WRITTEN TASK »
Scan the listing and work out how many lines contain the word "chart". Nothing but the number should be given.

PROVIDED MATERIAL »

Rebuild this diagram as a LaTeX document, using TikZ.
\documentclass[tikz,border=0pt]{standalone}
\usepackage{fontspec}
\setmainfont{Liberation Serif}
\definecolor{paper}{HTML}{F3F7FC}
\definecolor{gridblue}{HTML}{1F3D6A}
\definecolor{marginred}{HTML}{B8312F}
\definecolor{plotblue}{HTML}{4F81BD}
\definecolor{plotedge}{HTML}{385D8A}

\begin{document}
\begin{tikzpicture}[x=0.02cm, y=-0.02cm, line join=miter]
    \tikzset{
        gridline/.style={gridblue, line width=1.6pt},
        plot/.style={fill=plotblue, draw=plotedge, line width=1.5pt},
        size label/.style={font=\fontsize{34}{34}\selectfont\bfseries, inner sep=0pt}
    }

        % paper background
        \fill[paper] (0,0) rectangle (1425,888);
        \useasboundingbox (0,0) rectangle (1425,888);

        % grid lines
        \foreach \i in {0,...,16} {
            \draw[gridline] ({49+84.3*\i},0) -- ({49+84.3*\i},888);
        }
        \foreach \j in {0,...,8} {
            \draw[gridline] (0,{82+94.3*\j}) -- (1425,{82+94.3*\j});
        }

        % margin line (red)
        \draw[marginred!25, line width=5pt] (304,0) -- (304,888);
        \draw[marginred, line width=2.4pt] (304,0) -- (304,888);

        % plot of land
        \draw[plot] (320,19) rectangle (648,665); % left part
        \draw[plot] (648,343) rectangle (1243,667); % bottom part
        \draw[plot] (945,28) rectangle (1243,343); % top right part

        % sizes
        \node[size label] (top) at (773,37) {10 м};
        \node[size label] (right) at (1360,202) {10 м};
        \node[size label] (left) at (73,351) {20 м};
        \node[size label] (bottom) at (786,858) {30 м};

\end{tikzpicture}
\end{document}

---

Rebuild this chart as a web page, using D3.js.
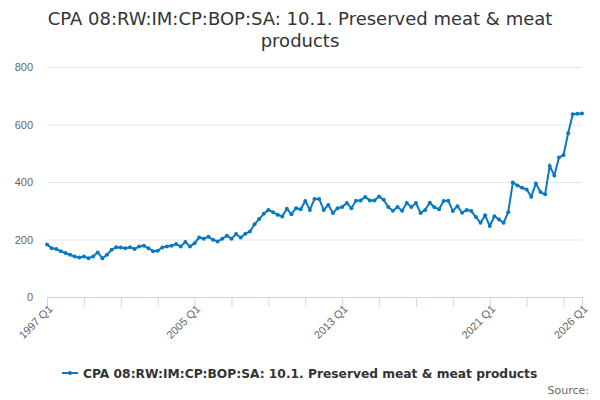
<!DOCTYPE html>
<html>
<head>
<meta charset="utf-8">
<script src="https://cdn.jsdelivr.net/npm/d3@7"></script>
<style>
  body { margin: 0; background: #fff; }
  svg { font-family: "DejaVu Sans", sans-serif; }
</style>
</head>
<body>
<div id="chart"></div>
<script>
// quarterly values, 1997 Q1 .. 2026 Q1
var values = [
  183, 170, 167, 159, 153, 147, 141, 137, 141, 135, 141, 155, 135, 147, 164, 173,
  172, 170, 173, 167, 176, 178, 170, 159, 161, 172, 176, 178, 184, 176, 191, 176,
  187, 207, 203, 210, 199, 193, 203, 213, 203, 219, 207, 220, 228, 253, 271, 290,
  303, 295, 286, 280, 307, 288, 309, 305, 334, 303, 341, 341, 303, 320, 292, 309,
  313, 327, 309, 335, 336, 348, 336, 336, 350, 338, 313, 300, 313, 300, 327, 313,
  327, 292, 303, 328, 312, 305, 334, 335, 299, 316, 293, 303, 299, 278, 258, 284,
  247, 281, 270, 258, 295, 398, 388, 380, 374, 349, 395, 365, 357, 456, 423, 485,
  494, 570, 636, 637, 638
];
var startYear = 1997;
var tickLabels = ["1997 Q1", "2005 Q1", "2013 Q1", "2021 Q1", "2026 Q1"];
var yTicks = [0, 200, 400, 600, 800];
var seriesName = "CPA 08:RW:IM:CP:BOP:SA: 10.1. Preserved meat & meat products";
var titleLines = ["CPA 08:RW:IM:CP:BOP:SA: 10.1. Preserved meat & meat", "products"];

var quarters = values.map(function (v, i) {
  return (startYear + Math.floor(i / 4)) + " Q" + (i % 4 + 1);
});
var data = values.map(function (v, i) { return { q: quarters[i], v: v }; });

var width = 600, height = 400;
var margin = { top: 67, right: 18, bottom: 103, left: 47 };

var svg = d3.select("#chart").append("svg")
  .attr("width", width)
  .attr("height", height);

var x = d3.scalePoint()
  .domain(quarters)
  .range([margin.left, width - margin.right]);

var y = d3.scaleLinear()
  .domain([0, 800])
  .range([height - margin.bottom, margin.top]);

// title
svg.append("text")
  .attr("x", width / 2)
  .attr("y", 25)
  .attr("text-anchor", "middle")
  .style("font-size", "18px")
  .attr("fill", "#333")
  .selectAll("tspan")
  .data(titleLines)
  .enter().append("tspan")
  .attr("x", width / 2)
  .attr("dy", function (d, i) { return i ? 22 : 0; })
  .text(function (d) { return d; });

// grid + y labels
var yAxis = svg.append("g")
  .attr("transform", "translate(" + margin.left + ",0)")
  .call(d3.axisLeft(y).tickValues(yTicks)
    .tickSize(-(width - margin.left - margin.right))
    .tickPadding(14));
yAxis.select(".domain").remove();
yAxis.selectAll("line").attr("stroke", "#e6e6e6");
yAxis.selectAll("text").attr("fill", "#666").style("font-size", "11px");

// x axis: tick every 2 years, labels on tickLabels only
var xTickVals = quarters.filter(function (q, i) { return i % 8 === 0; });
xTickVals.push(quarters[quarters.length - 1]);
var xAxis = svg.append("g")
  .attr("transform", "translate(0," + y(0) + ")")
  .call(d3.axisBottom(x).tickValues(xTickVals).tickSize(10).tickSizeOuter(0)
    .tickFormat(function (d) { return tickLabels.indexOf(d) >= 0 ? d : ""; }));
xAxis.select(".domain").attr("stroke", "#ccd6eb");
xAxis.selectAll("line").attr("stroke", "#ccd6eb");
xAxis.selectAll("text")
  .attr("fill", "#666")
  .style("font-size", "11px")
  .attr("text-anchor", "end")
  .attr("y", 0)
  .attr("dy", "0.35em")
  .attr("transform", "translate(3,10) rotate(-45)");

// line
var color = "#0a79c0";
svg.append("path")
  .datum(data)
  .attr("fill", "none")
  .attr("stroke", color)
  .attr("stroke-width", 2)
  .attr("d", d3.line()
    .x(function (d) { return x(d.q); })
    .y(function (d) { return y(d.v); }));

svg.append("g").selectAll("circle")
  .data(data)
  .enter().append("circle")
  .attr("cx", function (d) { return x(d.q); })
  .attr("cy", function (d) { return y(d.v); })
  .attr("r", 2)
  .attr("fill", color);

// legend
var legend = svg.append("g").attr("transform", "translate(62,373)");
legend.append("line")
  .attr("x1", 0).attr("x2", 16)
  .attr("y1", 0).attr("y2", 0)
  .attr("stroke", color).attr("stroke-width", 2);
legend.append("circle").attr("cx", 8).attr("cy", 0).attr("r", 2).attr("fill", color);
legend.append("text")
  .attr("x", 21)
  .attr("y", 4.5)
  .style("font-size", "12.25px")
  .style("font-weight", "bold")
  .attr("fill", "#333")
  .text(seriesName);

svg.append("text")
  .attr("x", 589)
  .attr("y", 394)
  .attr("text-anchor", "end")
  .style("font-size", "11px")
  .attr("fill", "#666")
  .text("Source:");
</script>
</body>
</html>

FULL OUTPUT »
3